There are lots of reasons why I like TWSBI pens.
- One is their outrageous price/performance -- other pens of similar quality are an integer multiplier more expensive.
- They are attractive. That's a second-order effect, but it's a plus, if you spend a lot of time using a pen.
- They are quality pens: well balanced, feel good in the hand, and they write well.
- Yet, if I damage or lose one, I'm only out fifty bucks. So I'm willing to stick a TWSBI in my pocket when I head out to work in a coffee shop; I'm not frightened into leaving the pen in my office. This makes them pens that you use, not simply pens that you admire in a showcase.
- A major reason I use them is that they are designed to be disassembled. This is critical for me, because I use nano-pigment inks. The whole point of using a pen, for me, is permanence. But inks that are waterproof, resist organic solvents, don't bleach, don't fade under sunlight and are highly saturated in color imply more maintenance and cleaning, else they will clog up my pen. It's easy to strip a TWSBI down to its component parts once a year and flush them under running water, soak them overnight in Koh-i-noor pen cleaner, or drop them in an ultrasonic cleaner. In particular, being able to do this to the feed of the pen is really valuable. TWSBI pens are perfect for people who want to use nano-pigment inks.
But there's one more reason to buy a TWSBI pen: for $50, you get something like a personal relationship with the people at the company. It feels like the act of purchasing the pen bought you admittance to a private club. The service is incredible.

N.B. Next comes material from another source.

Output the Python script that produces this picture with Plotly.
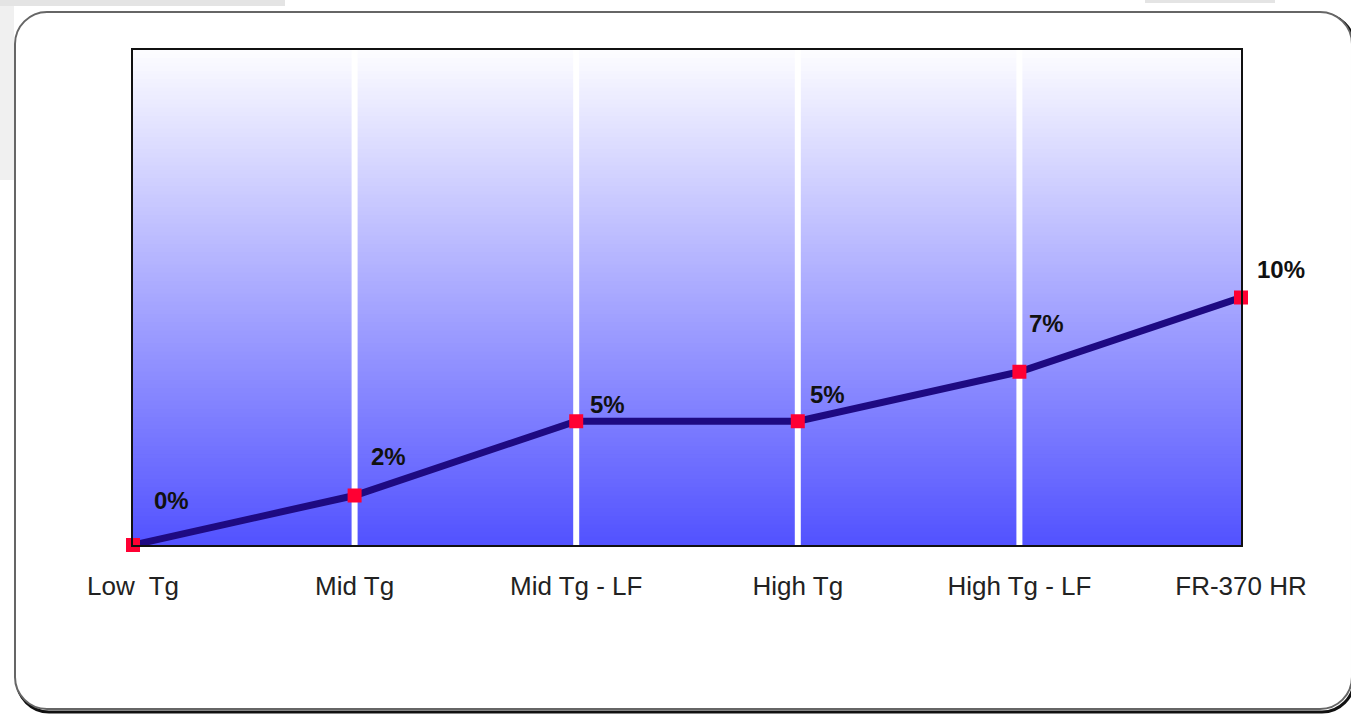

I sent the following email to TWSBI support this morning:
From: "E. K. Hornbeck" To: email@example.com Subject: Seek spare parts for damaged pen Date: Sat, 04 Feb 2017 10:42:50 -0500 I have a TWSBI 580, which I have enjoyed very much -- it is a *great* pen. Tonight, my five-year old child destroyed it: somehow, she managed to shove the cap on so hard it jumped over the threads, jammed on the barrel, and then sheared off at the metal ring on the lip of the cap. Everything on the pen is perfectly fine except the barrel and the cap. This, to be clear, very much falls under the category of "not covered by warranty" -- my daughter is a destructive force who should rightly be classed as a weapon of mass destruction. Would it be possible for me to purchase a new barrel and cap? Thank you. Prof. E. K. Hornbeck
I sent this on a Saturday morning. I got the following reply:
From: Philip Wang <firstname.lastname@example.org> Date: Sat, 4 Feb 2017 07:44:03 -0800 Subject: Re: Seek spare parts for damaged pen To: "E. K. Hornbeck" E.K., no worries, what is your shipping address and phone number? We can send you a spare cap and barrel. You just have to pay for shipping.
Note the time-stamp on Philip's message: that's a minute and thirteen seconds turnaround time.
$900 doesn't get you that kind of relationship with Montblanc or Pelikan. Or free parts. Just sayin'.